SEATTLE — With around 25 percent of the population living in poverty, education in Saint Lucia has become a large focus of the government in hopes to improve the country’s future.
The government created an Education Sector Development Plan (ESDP) for 2015-2020 to assess the vast levels of unemployment and underemployment and to cure the issue at its heart. It is necessary that all children find affordable education.
Because schooling is mandatory until the age of 16, Saint Lucia ensures that education remains free to all students until then. With this in place, all Saint Lucians receive access to a basic education.
In 2006-2007, the introduction of Universal Secondary Education (USE) addressed an inequity in Saint Lucia’s educational system, in that children were not permitted to attend secondary school if they did not pass the Common Entrance Examination. Therefore, many students from impoverished families and those with learning impairments were denied an equal chance at furthering their education.
USE replaced the need for this entrance exam. Since this action, Saint Lucia has witnessed an increase in the gross enrollment rate from 76 percent in 2005 to 98.4 percent in 2010. The government acknowledges how vital it is for all children to retain an equal opportunity to learn.
The government of Saint Lucia also sought to improve the quality of primary and secondary education. A rise in enrollment does not always ensure an improvement in knowledge. It did this by introducing technology to its schools in order to incorporate modern forms of learning. The Ministry of Education recognized that outdated teaching methods were still in use, pushing Saint Lucians to incorporate methods modern.

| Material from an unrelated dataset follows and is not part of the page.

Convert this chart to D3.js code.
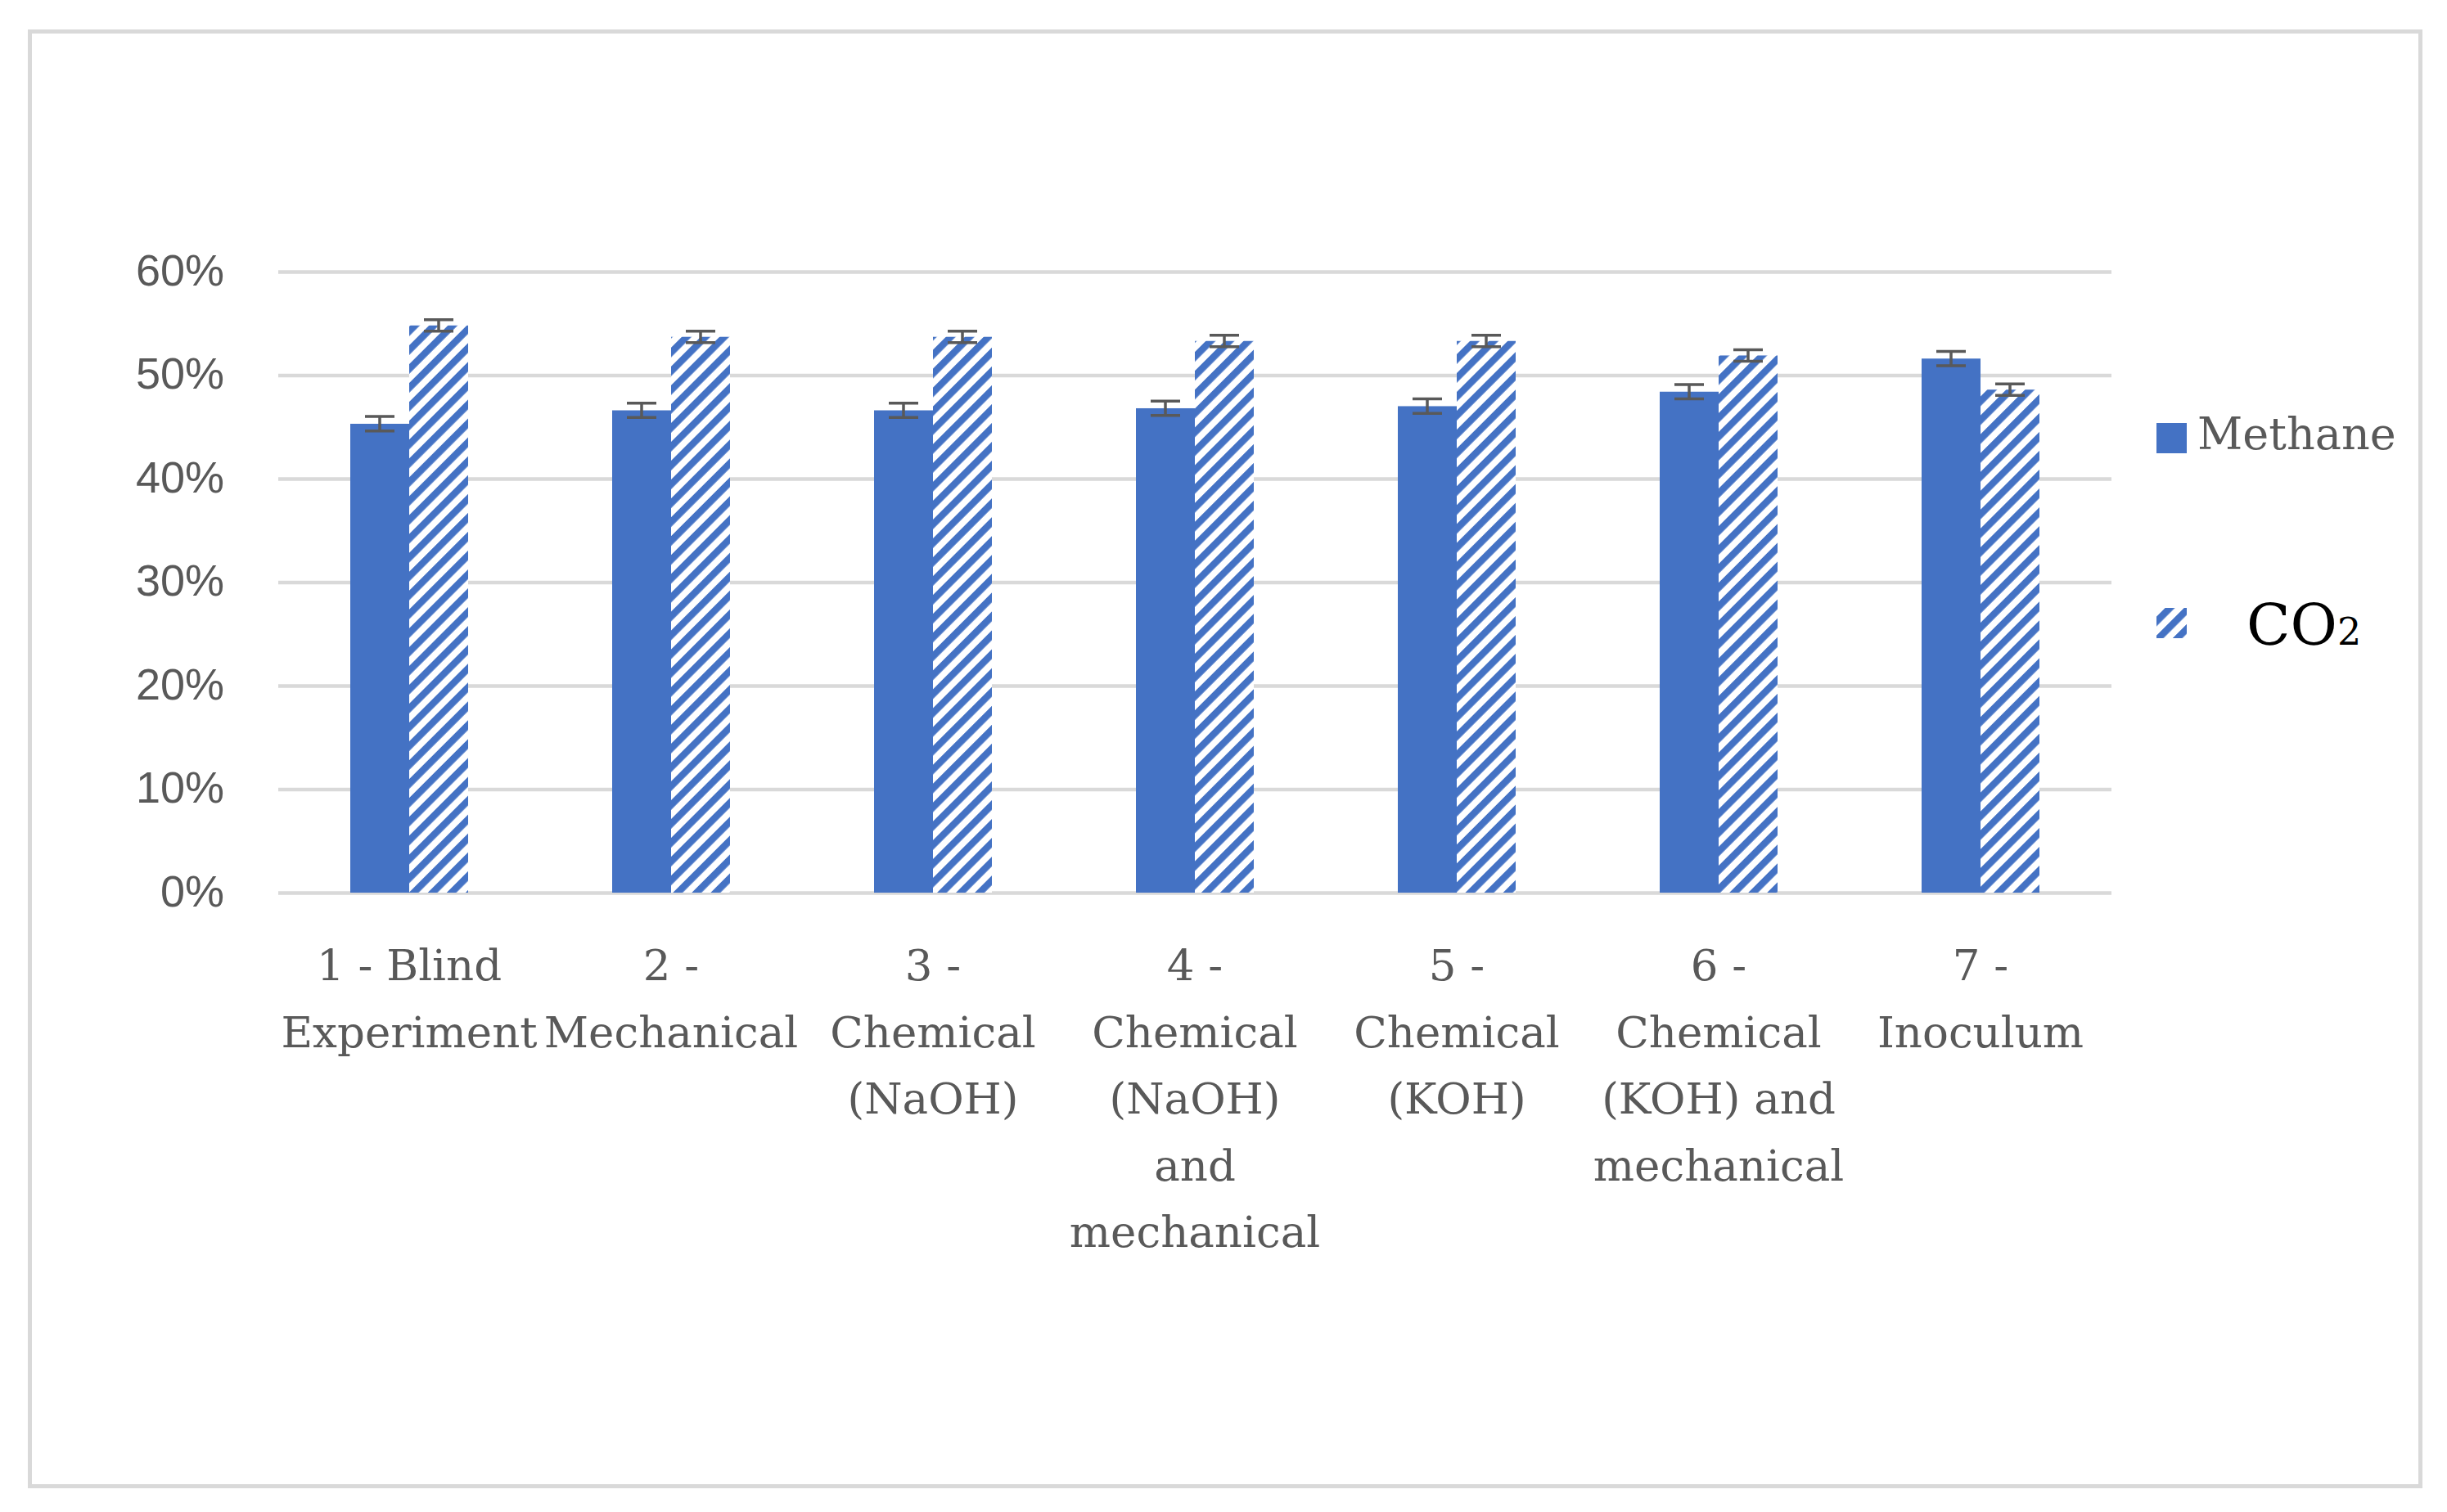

The ESDP strives to bring a high quality of education to the students and a high quality of training to its teachers, reestablishing the environment to a more modern technological classroom.
Just this year, representatives from Saint Lucia participated in a workshop devoted to educating women and girls about acts of violence. A group called Voices Against Violence is an informal education curriculum that provides awareness to communities in various countries.
Voices Against Violence’s curriculum is a vital form of education in Saint Lucia, considering the 254 reported acts of sexual violence against Saint Lucian children in 2011 alone. At the workshop, youth leaders taught women and girls how to prevent acts of violence, empower one another and create awareness within their communities.
With female empowerment, a higher quality in education and equal access to a basic education, Saint Lucia is well on its way to reducing the poverty rate.